In my head, I was a suave, debonair man about town, slayer of womanly hearts. In reality, I was a zitty, awkward introvert and a bad kisser who spent most nights alone in his apartment eating Buffalo chicken wings out of a cardboard box. Then one day I found myself living in the suburbs with a wife and two kids, utterly bewildered as to how I found myself in the circumstances of my own life.
So I wrote a book to figure out how I got here and what to do about it.
The book is called You’re Not Doing It Right, which is a sentence my wife said to me the first time I ever smoked pot, but which I think pretty much describes how I have felt about myself my entire life.

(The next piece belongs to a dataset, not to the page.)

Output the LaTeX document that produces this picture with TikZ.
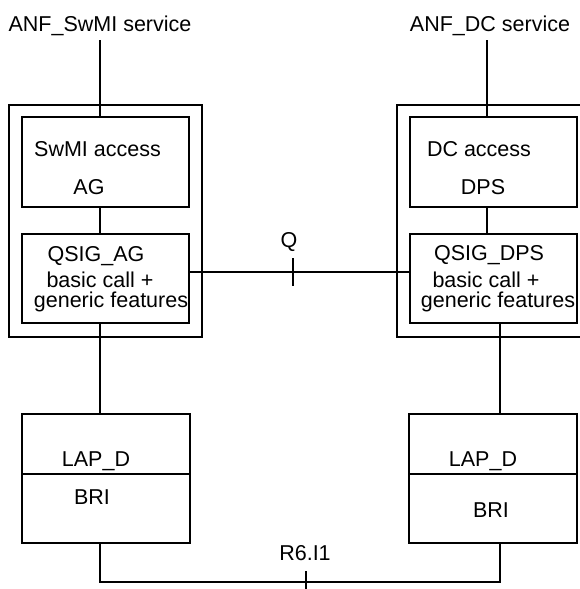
\documentclass[tikz,border=0pt]{standalone}
\usepackage{fontspec}
\setmainfont{Liberation Sans}
\usetikzlibrary{positioning,calc}

\tikzset{
	blk/.style={draw,rectangle,inner sep=0pt,outer sep=0pt},
	txt/.style={anchor=base,inner sep=0pt}
}

\begin{document}
\begin{tikzpicture}[x=1pt,y=-1pt,line width=1.2pt,font=\fontsize{21.5}{26}\selectfont]

\useasboundingbox (0,0) rectangle (580,589);

% service names on top
\node[txt] (swsrv) at (100,31.5) {ANF\_SwMI service};
\node[txt] (dcsrv) at (490,31.5) {ANF\_DC service};
\coordinate (swtop) at (100,40);
\coordinate (dctop) at (487,40);
\coordinate (dclow) at (500,323);

% outer frames
\node[blk,minimum width=193pt,minimum height=232pt] (swwrap) at (105.5,221) {};
\node[blk,minimum width=203pt,minimum height=232pt] (dcwrap) at (498.5,221) {};

% SwMI side
\node[blk,minimum width=167pt,minimum height=90pt] (swacc) at (105.5,162) {};
\node[txt] (swacct) at (97.5,156) {SwMI access};
\node[txt] (swag) at (89,194) {AG};

\node[blk,minimum width=167pt,minimum height=89pt] (swqsig) at (105.5,278.5) {};
\node[txt] (swqa) at (96,261) {QSIG\_AG};
\node[txt] (swqb) at (100,287) {basic call +};
\node[txt] (swqc) at (111,307) {generic features};

% DC side
\node[blk,minimum width=167pt,minimum height=90pt] (dcacc) at (493.5,162) {};
\node[txt] (dcacct) at (479,156) {DC access};
\node[txt] (dcdps) at (483,194) {DPS};

\node[blk,minimum width=167pt,minimum height=89pt] (dcqsig) at (493.5,278.5) {};
\node[txt] (dcqa) at (489,260) {QSIG\_DPS};
\node[txt] (dcqb) at (486,287) {basic call +};
\node[txt] (dcqc) at (498,307) {generic features};

% LAP_D / BRI
\coordinate (lapcut) at (0,474);
\node[blk,minimum width=168pt,minimum height=129pt] (swlap) at (106,478.5) {};
\draw (swlap.west |- lapcut) -- (swlap.east |- lapcut);
\node[txt] (swlapd) at (96,466) {LAP\_D};
\node[txt] (swbri) at (92,504) {BRI};

\node[blk,minimum width=168pt,minimum height=129pt] (dclap) at (493,478.5) {};
\draw (dclap.west |- lapcut) -- (dclap.east |- lapcut);
\node[txt] (dclapd) at (483,466) {LAP\_D};
\node[txt] (dcbri) at (491,517) {BRI};

% vertical links
\draw (swtop) -- (swtop |- swacc.north);
\draw (swtop |- swacc.south) -- (swtop |- swqsig.north);
\draw (swtop |- swqsig.south) -- (swtop |- swlap.north);

\draw (dctop) -- (dctop |- dcacc.north);
\draw (dctop |- dcacc.south) -- (dctop |- dcqsig.north);
\draw (dclow |- dcqsig.south) -- (dclow |- dclap.north);

% Q reference point
\coordinate (qtick) at (293,272);
\draw (swqsig.east |- qtick) -- (dcqsig.west |- qtick);
\draw (qtick) ++(0,-14) -- ++(0,28);
\node[txt] (qlbl) at (289,247) {Q};

% R6.I1 reference point
\coordinate (rtick) at (306,582);
\draw (swtop |- swlap.south) |- (rtick) -| (dclow |- dclap.south);
\draw (rtick) ++(0,-11) -- ++(0,22);
\node[txt] (rlbl) at (305,560) {R6.I1};

\end{tikzpicture}
\end{document}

I suspect there are many people out who feel as I used to, that everybody else has their shit figured out, that they are the only ones muddling through life with this intense feeling of incompetence, that any successes that have are accidental and any failures deserved.
But the older I get, the more I realize people like me, the befuddled and inept, are actually the majority. We’re like a massive army of morons. None of us has any idea what we are doing. Yet somehow we remain upright. Somehow we manage to tie our shoes and feed ourselves. Some of us find love. Some of us make babies, and sometimes it’s even on purpose.
And sometimes we fuck it all up.
If writing this book taught me anything, it’s that I cannot figure anything out. Not personally and not professionally. The plans that I make inevitably go awry, the choices I make almost always seem incorrect, and yet somehow here I am, forty years old and happy. Of course, I take a lot of pills, but still.
You’re Not Doing It Right will probably not grant you any wisdom. It will solve none of your problems. It will not give you washboard abs. But if you get anything out of it, I hope it’s this: we are all colossal fuck-ups, every single one of us, and if, by some reason, you are one of the happy few who never takes a false step and always knows exactly what is just around every corner, you’re doing it wrong.